» **AIM OF THE TASK**
Using the material below, repeat exactly the lines from the one with "Reproduce this diagram with TikZ." through the one with "(6,8) rectangle (621,832);", ends included, without any images.
□ □ □ □ □
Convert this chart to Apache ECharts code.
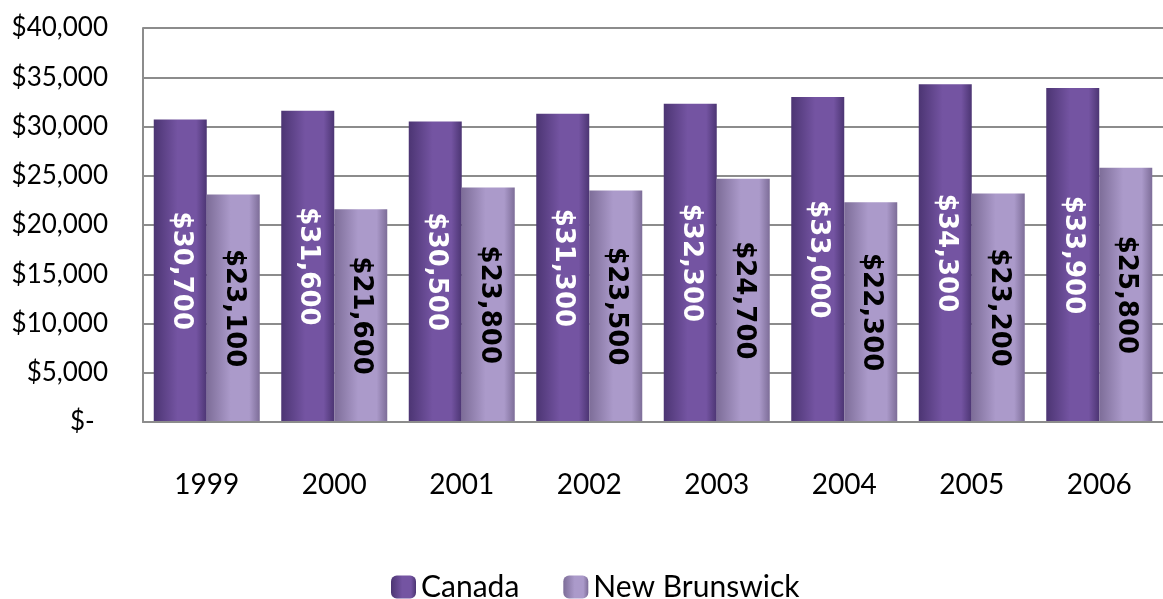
<!DOCTYPE html>
<html>
<head>
<meta charset="utf-8">
<script src="https://cdn.jsdelivr.net/npm/echarts@6/dist/echarts.min.js"></script>
<style>
  html, body { margin: 0; padding: 0; background: #fff; }
  #chart { width: 1163px; height: 599px; }
</style>
</head>
<body>
<div id="chart"></div>
<script>
var years = ['1999', '2000', '2001', '2002', '2003', '2004', '2005', '2006'];
var canada = [30700, 31600, 30500, 31300, 32300, 33000, 34300, 33900];
var newBrunswick = [23100, 21600, 23800, 23500, 24700, 22300, 23200, 25800];

function money(v){
  return '$' + v.toLocaleString('en-US');
}

function barFill(edge, mid){
  return new echarts.graphic.LinearGradient(0, 0, 1, 0, [
    {offset: 0, color: edge},
    {offset: 0.45, color: mid},
    {offset: 0.8, color: mid},
    {offset: 1, color: edge}
  ]);
}

var myChart = echarts.init(document.getElementById('chart'));
var option = {
  animation: false,
  grid: {
    left: 143,
    top: 28,
    width: 1032,
    height: 394
  },
  legend: {
    left: 386,
    top: 567,
    itemWidth: 25,
    itemHeight: 23,
    itemGap: 44,
    textStyle: {
      fontFamily: 'Lato',
      fontSize: 30,
      color: '#000'
    },
    data: ['Canada', 'New Brunswick']
  },
  xAxis: {
    type: 'category',
    data: years,
    z: 5,
    axisLine: { lineStyle: { color: '#8c8c8c', width: 2 } },
    axisTick: { show: false },
    axisLabel: {
      margin: 49,
      fontFamily: 'Lato',
      fontSize: 28,
      color: '#000'
    }
  },
  yAxis: {
    type: 'value',
    min: 0,
    max: 40000,
    interval: 5000,
    axisLine: { show: true, lineStyle: { color: '#8c8c8c', width: 2 } },
    axisTick: { show: false },
    splitLine: { lineStyle: { color: '#8c8c8c', width: 2 } },
    axisLabel: {
      margin: 35,
      fontFamily: 'Lato',
      fontSize: 26,
      color: '#000',
      padding: [10, 0, 0, 0],
      formatter: function(v){
        return v === 0 ? '$-  ' : money(v);
      }
    }
  },
  series: [
    {
      name: 'Canada',
      type: 'bar',
      data: canada,
      barWidth: 53,
      barGap: '0%',
      itemStyle: { color: barFill('#4c3573', '#7454a2') },
      label: {
        show: true,
        position: 'inside',
        rotate: -90,
        color: '#fff',
        fontFamily: 'DejaVu Sans',
        fontWeight: 'bold',
        fontSize: 26,
        formatter: function(p){ return money(p.value); }
      }
    },
    {
      name: 'New Brunswick',
      type: 'bar',
      data: newBrunswick,
      barWidth: 53,
      itemStyle: { color: barFill('#7d6d98', '#ab9aca') },
      label: {
        show: true,
        position: 'inside',
        rotate: -90,
        color: '#000',
        fontFamily: 'DejaVu Sans',
        fontWeight: 'bold',
        fontSize: 26,
        formatter: function(p){ return money(p.value); }
      }
    }
  ]
};
myChart.setOption(option);
</script>
</body>
</html>
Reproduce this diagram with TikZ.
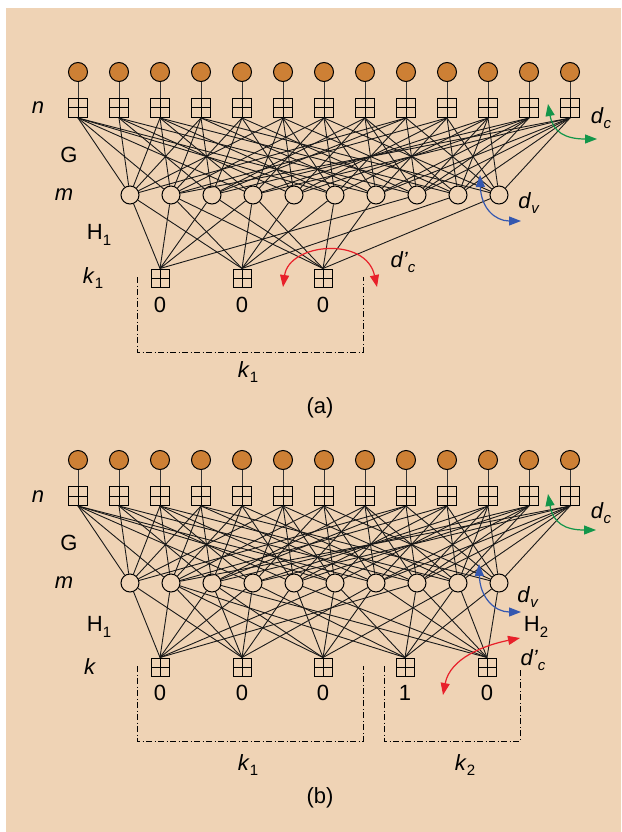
\documentclass[tikz,border=0pt]{standalone}
\usepackage{fontspec}
\setmainfont{Liberation Sans}
\usetikzlibrary{arrows.meta}
\definecolor{bgtan}{HTML}{EFD3B5}
\definecolor{varor}{HTML}{CD8035}
\definecolor{arrgreen}{HTML}{13964A}
\definecolor{arrblue}{HTML}{3558B0}
\definecolor{arrred}{HTML}{E8202A}
\newcommand{\lsub}[1]{\raisebox{-0.45ex}{\fontsize{15}{15}\selectfont #1}}
\begin{document}
\begin{tikzpicture}[x=1pt,y=-1pt,
  topvar/.style={circle,draw,line width=1pt,minimum size=19pt,inner sep=0pt,fill=varor},
  chk/.style={rectangle,draw,line width=1pt,minimum size=19pt,inner sep=0pt,
    path picture={\draw[line width=1pt] (path picture bounding box.north) -- (path picture bounding box.south) (path picture bounding box.west) -- (path picture bounding box.east);}},
  kchk/.style={chk,minimum size=18pt},
  midvar/.style={circle,draw,line width=1pt,minimum size=18pt,inner sep=0pt,fill=bgtan},
  edge/.style={line width=0.9pt,black!90},
  lbl/.style={font=\fontsize{22}{26}\selectfont,inner sep=0pt},
  bracket/.style={line width=0.9pt,dash pattern=on 6pt off 2.5pt on 1pt off 2.5pt},
  carrow/.style={line width=1.2pt,{Triangle[length=12pt,width=9pt]}-{Triangle[length=12pt,width=9pt]}}
]
\useasboundingbox (0,0) rectangle (621,832);
\fill[bgtan] (6,8) rectangle (621,832);

% ---------- two panels: nodes of the G graph ----------
\foreach \p/\oy in {a/0,b/388}{
  \foreach \i in {1,...,13}{
    \pgfmathsetmacro{\xx}{78+41*(\i-1)}
    \node[topvar] (\p v\i) at (\xx,72+\oy) {};
    \node[chk] (\p n\i) at (\xx,108+\oy) {};
    \draw[line width=0.9pt,black!80] (\p v\i) -- (\p n\i);
  }
  \foreach \j in {1,...,10}{
    \pgfmathsetmacro{\xx}{130+41*(\j-1)}
    \node[midvar] (\p m\j) at (\xx,195+\oy) {};
  }
  \foreach \a/\b in {1/1,1/2,1/4,1/6,1/7,
                     2/1,2/3,2/5,2/8,
                     3/1,3/2,3/4,3/6,3/9,
                     4/1,4/2,4/3,4/7,4/10,
                     5/2,5/3,5/5,5/8,
                     6/1,6/4,6/5,6/6,6/9,
                     7/2,7/4,7/6,7/7,7/10,
                     8/3,8/5,8/7,8/8,8/9,
                     9/1,9/3,9/6,9/8,9/10,
                     10/2,10/5,10/7,10/9,10/10,
                     11/4,11/6,11/8,11/9,11/10,
                     12/3,12/5,12/7,12/8,12/9,
                     13/2,13/4,13/7,13/8,13/9,13/10}{
    \draw[edge] (\p n\a.south) -- (\p m\b);
  }
}

% ---------- panel (a): H1 ----------
\node[kchk] (ak1) at (160,278) {};
\node[kchk] (ak2) at (242,278) {};
\node[kchk] (ak3) at (323,278) {};
\foreach \b/\k in {1/1,2/1,3/1,4/1,8/1,
                   1/2,2/2,4/2,5/2,6/2,9/2,
                   2/3,3/3,4/3,6/3,7/3,10/3}{
  \draw[edge] (am\b) -- (ak\k.north);
}
\node[lbl] (a0a) at (160,305) {0};
\node[lbl] (a0b) at (242,305) {0};
\node[lbl] (a0c) at (323,305) {0};
\coordinate (abr1) at (137,277);
\coordinate (abr2) at (137,352);
\coordinate (abr3) at (363,352);
\coordinate (abr4) at (363,277);
\draw[bracket] (abr1) -- (abr2) -- (abr3) -- (abr4);
\node[lbl] (akone) at (248,372) {\textit{k}\lsub{1}};
\node[lbl] (acap) at (320,408) {(a)};

% left labels (a)
\node[lbl] (aln) at (38,108) {\textit{n}};
\node[lbl] (alG) at (69,155) {G};
\node[lbl] (alm) at (64,195) {\textit{m}};
\node[lbl] (alH) at (99,235) {H\lsub{1}};
\node[lbl] (alk) at (93,278) {\textit{k}\lsub{1}};
% right labels (a)
\node[lbl] (adc) at (601,118) {\textit{d}\lsub{\textit{c}}};
\node[lbl] (adv) at (529,203) {\textit{d}\lsub{\textit{v}}};
\node[lbl] (adpc) at (403,262) {\textit{d’}\lsub{\textit{c}}};

% curved arrows (a)
\coordinate (ag1) at (548,104); \coordinate (ag2) at (597,139);
\draw[carrow,arrgreen] (ag1) .. controls (553,132) and (565,139) .. (ag2);
\coordinate (ab1) at (480,175); \coordinate (ab2) at (521,221);
\draw[carrow,arrblue] (ab1) .. controls (481,208) and (495,221) .. (ab2);
\coordinate (ar1) at (283,287); \coordinate (ar2) at (377,287);
\draw[carrow,arrred] (ar1) .. controls (289,243) and (366,236) .. (ar2);

% ---------- panel (b): H ----------
\node[kchk] (bk1) at (160,667) {};
\node[kchk] (bk2) at (242,667) {};
\node[kchk] (bk3) at (323,667) {};
\node[kchk] (bk4) at (405,667) {};
\node[kchk] (bk5) at (487,667) {};
\foreach \b/\k in {1/1,2/1,3/1,4/1,6/1,8/1,
                   1/2,2/2,3/2,4/2,5/2,7/2,
                   2/3,3/3,5/3,6/3,7/3,9/3,
                   2/4,4/4,6/4,8/4,9/4,10/4,
                   3/5,5/5,7/5,8/5,9/5,10/5}{
  \draw[edge] (bm\b) -- (bk\k.north);
}
\node[lbl] (b0a) at (160,693) {0};
\node[lbl] (b0b) at (242,693) {0};
\node[lbl] (b0c) at (323,693) {0};
\node[lbl] (b1d) at (405,693) {1};
\node[lbl] (b0e) at (487,693) {0};
\coordinate (bbr1) at (137,666);
\coordinate (bbr2) at (137,741);
\coordinate (bbr3) at (363,741);
\coordinate (bbr4) at (363,666);
\draw[bracket] (bbr1) -- (bbr2) -- (bbr3) -- (bbr4);
\coordinate (bbs1) at (384,666);
\coordinate (bbs2) at (384,741);
\coordinate (bbs3) at (520,741);
\coordinate (bbs4) at (520,668);
\draw[bracket] (bbs1) -- (bbs2) -- (bbs3) -- (bbs4);
\node[lbl] (bkone) at (248,765) {\textit{k}\lsub{1}};
\node[lbl] (bktwo) at (465,765) {\textit{k}\lsub{2}};
\node[lbl] (bcap) at (320,798) {(b)};

% left labels (b)
\node[lbl] (bln) at (38,497) {\textit{n}};
\node[lbl] (blG) at (69,543) {G};
\node[lbl] (blm) at (64,583) {\textit{m}};
\node[lbl] (blH) at (99,627) {H\lsub{1}};
\node[lbl] (blk) at (90,667) {\textit{k}};
% right labels (b)
\node[lbl] (bdc) at (601,513) {\textit{d}\lsub{\textit{c}}};
\node[lbl] (bdv) at (528,597) {\textit{d}\lsub{\textit{v}}};
\node[lbl] (bH2) at (536,627) {H\lsub{2}};
\node[lbl] (bdpc) at (533,660) {\textit{d’}\lsub{\textit{c}}};

% curved arrows (b)
\coordinate (bg1) at (548,494); \coordinate (bg2) at (596,530);
\draw[carrow,arrgreen] (bg1) .. controls (553,523) and (565,530) .. (bg2);
\coordinate (bb1) at (479,564); \coordinate (bb2) at (521,612);
\draw[carrow,arrblue] (bb1) .. controls (480,598) and (495,612) .. (bb2);
\coordinate (br1) at (443,695); \coordinate (br2) at (520,638);
\draw[carrow,arrred] (br1) .. controls (450,658) and (485,645) .. (br2);
\end{tikzpicture}
\end{document}
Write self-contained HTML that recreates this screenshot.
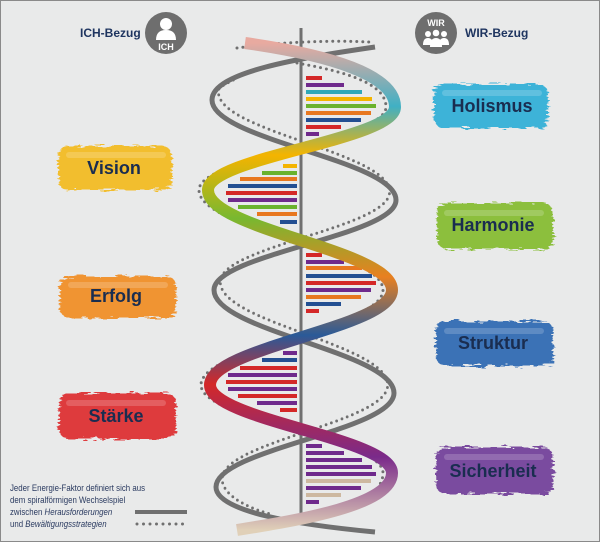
□ □ □ □ □
» **SOLUTION BELOW**
Reproduce this diagram with TikZ.
\documentclass[tikz,border=0pt]{standalone}
\usepackage{fontspec}
\setmainfont{Liberation Sans}
\usetikzlibrary{arrows.meta}
\definecolor{bgtan}{HTML}{EFD3B5}
\definecolor{varor}{HTML}{CD8035}
\definecolor{arrgreen}{HTML}{13964A}
\definecolor{arrblue}{HTML}{3558B0}
\definecolor{arrred}{HTML}{E8202A}
\newcommand{\lsub}[1]{\raisebox{-0.45ex}{\fontsize{15}{15}\selectfont #1}}
\begin{document}
\begin{tikzpicture}[x=1pt,y=-1pt,
  topvar/.style={circle,draw,line width=1pt,minimum size=19pt,inner sep=0pt,fill=varor},
  chk/.style={rectangle,draw,line width=1pt,minimum size=19pt,inner sep=0pt,
    path picture={\draw[line width=1pt] (path picture bounding box.north) -- (path picture bounding box.south) (path picture bounding box.west) -- (path picture bounding box.east);}},
  kchk/.style={chk,minimum size=18pt},
  midvar/.style={circle,draw,line width=1pt,minimum size=18pt,inner sep=0pt,fill=bgtan},
  edge/.style={line width=0.9pt,black!90},
  lbl/.style={font=\fontsize{22}{26}\selectfont,inner sep=0pt},
  bracket/.style={line width=0.9pt,dash pattern=on 6pt off 2.5pt on 1pt off 2.5pt},
  carrow/.style={line width=1.2pt,{Triangle[length=12pt,width=9pt]}-{Triangle[length=12pt,width=9pt]}}
]
\useasboundingbox (0,0) rectangle (621,832);
\fill[bgtan] (6,8) rectangle (621,832);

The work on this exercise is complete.